In my company we have two offices in two totally different locations. A is the main office, and B is the secondary. There is a VPN server at A office, and every computer access the A network via this OpenVPN server. Last year we had some error with the VPN server and the people couldn't work in the B office because that. My question is there a failover method for OpenVPN? We want to setup an other VPN server, but how we solve the failover part, if something would happen.

Best Answer

One of my clients depends heavily on OpenVPN over a multi-site setup, and we take two approaches:

  1. The main OpenVPN service is provided by two machines, in an HA-failover pair using heartbeat/CRM. If one goes down, the other takes over the shared IP addresses, and service continues. Existing sessions will be dropped, but the clients usually reauthenticate automatically, and we have found this is fairly painless for users in practice.
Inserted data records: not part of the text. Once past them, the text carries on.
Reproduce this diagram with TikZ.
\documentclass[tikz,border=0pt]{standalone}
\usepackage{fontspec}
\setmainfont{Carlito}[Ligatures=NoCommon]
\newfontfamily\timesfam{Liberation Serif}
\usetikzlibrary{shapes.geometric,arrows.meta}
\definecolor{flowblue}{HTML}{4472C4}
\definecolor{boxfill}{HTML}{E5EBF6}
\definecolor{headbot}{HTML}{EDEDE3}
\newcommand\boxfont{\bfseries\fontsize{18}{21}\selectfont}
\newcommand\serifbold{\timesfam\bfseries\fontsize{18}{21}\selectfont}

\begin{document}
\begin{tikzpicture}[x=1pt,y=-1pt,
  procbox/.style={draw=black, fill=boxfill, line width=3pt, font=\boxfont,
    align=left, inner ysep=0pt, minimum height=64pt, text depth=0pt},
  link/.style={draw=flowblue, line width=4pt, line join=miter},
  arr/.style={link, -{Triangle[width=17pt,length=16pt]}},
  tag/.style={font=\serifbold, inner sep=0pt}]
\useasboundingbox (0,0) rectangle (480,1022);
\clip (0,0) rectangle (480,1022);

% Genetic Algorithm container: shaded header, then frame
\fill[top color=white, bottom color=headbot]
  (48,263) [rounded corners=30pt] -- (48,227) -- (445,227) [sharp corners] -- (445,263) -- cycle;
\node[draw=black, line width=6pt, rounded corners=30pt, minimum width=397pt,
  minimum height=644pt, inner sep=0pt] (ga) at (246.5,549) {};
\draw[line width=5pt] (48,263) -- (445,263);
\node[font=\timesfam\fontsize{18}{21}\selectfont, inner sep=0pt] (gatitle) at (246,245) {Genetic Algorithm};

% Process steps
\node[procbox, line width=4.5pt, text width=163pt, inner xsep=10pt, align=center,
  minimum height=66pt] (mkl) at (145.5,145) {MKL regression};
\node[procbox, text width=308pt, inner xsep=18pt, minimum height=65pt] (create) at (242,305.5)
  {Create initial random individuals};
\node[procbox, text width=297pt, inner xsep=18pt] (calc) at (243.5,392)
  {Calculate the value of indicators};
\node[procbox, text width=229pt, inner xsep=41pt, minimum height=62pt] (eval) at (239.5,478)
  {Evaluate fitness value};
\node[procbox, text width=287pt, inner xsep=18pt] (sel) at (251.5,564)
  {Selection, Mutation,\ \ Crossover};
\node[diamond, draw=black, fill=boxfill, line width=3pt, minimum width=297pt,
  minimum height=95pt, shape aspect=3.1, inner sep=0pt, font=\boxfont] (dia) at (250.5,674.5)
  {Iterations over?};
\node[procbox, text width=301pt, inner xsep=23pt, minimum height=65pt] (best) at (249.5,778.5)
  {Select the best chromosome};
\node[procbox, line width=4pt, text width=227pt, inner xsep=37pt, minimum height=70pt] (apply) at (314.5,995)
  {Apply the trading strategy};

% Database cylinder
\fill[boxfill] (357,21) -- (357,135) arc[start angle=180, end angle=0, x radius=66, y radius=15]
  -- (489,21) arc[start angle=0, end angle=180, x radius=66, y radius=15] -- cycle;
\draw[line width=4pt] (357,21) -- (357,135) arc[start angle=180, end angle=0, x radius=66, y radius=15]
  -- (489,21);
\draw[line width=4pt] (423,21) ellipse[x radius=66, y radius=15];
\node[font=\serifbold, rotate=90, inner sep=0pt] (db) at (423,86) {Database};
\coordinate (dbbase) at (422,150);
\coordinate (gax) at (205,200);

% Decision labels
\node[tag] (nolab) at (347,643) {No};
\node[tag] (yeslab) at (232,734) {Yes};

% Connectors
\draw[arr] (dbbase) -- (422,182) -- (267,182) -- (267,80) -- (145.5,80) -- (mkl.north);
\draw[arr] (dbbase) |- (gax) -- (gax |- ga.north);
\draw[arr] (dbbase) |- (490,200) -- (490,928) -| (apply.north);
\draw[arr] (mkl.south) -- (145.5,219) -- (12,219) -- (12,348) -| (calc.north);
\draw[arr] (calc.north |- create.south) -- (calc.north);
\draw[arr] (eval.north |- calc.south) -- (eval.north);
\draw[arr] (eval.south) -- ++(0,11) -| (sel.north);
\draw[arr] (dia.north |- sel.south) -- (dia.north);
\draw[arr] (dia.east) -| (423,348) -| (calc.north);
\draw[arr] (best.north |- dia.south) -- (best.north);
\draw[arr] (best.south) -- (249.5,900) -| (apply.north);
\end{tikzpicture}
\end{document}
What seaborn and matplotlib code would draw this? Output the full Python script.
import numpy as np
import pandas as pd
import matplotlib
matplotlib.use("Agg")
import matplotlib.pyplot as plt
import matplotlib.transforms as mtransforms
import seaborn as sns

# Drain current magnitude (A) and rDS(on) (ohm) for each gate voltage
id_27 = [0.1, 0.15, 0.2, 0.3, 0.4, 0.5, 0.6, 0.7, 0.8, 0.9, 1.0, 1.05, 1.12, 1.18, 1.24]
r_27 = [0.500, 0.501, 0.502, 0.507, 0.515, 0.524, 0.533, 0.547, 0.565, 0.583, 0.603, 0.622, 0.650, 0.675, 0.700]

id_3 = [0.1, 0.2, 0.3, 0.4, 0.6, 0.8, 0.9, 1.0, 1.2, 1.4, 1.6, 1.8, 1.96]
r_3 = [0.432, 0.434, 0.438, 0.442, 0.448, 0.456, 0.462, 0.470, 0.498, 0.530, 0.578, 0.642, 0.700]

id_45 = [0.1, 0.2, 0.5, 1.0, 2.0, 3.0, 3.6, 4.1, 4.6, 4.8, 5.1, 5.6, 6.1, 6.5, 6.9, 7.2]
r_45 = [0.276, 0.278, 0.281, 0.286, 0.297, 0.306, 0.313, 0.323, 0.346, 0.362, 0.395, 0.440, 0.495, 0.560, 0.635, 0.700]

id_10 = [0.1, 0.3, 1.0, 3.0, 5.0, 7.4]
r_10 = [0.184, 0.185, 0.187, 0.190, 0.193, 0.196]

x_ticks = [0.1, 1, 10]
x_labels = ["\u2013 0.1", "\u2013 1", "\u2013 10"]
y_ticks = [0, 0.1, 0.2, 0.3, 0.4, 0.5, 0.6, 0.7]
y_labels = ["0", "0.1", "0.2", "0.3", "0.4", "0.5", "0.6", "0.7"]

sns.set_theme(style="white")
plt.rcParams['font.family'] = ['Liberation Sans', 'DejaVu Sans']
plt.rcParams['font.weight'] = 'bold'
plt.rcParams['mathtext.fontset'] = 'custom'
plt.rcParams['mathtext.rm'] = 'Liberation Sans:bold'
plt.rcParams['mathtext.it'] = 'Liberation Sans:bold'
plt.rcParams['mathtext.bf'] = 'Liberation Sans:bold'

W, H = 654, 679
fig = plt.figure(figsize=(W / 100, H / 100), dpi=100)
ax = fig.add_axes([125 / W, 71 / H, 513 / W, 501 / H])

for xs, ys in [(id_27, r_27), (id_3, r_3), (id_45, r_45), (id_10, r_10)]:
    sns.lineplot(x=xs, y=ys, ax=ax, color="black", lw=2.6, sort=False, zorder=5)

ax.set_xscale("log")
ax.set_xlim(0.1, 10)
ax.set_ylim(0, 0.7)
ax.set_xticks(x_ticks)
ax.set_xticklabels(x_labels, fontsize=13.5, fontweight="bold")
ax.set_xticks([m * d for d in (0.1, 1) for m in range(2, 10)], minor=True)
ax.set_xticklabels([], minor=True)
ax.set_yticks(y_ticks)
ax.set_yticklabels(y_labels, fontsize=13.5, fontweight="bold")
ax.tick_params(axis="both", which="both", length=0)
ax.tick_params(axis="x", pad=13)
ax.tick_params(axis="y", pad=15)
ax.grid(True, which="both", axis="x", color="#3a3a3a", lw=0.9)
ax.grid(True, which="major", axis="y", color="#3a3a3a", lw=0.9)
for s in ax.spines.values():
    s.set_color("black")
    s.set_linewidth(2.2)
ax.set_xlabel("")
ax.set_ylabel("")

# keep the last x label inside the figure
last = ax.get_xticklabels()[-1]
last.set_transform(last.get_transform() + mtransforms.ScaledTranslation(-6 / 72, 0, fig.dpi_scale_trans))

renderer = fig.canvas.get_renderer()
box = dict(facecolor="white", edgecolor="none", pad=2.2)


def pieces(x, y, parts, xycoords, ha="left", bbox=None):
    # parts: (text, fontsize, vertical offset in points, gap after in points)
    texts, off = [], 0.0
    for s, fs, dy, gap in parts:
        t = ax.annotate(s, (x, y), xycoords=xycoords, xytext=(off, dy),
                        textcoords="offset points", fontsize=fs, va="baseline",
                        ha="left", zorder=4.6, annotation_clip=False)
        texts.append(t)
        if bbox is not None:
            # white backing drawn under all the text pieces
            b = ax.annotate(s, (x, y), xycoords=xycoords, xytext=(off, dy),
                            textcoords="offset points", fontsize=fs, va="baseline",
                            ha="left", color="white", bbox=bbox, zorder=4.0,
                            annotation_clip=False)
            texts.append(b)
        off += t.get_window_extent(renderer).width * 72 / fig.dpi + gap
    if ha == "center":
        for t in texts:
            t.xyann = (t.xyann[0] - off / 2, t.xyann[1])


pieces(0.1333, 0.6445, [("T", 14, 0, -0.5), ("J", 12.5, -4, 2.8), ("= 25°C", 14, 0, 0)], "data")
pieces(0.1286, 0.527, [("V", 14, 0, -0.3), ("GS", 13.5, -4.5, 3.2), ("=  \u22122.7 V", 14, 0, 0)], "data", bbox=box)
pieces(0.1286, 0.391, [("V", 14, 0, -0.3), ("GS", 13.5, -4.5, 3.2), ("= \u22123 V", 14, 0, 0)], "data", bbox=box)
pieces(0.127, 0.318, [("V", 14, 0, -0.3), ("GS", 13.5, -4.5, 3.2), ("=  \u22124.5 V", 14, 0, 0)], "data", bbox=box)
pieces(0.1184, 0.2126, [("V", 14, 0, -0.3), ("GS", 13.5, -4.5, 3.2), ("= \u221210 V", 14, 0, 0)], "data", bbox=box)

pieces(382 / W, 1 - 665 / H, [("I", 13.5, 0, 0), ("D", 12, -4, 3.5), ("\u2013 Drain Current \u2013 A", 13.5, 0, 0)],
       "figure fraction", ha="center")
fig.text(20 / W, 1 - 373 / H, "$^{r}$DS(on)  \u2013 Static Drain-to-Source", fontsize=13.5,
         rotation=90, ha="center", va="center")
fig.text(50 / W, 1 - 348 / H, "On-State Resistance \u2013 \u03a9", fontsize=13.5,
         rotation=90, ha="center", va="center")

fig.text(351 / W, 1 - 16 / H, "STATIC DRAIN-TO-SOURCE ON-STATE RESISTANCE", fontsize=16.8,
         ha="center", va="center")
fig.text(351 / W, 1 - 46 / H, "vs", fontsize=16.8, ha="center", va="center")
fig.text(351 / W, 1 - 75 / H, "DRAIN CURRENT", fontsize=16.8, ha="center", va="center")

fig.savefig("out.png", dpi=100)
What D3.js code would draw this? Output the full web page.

  2. The second site also has a working OpenVPN endpoint, and all users have a second config for backup. If the internet conection to the main site goes down, they can point their OpenVPN clients at the second config, and some semblance of normal life can continue.

If you do this, and you use username/password authentication of the user as well as certificate-based authentication of the endpoint, we've found that it's quite important to federate the authentication environment (eg, authenticate via LDAP). Otherwise users forget their access tokens on the infrequently-used endpoints, or fail to update them everywhere, and any failover triggers a deluge of "my password doesn't work" calls.

The federated service should be provided with a similar degree of resiliency as the OpenVPN servers themselves, otherwise all you've done is upstream your SPOF.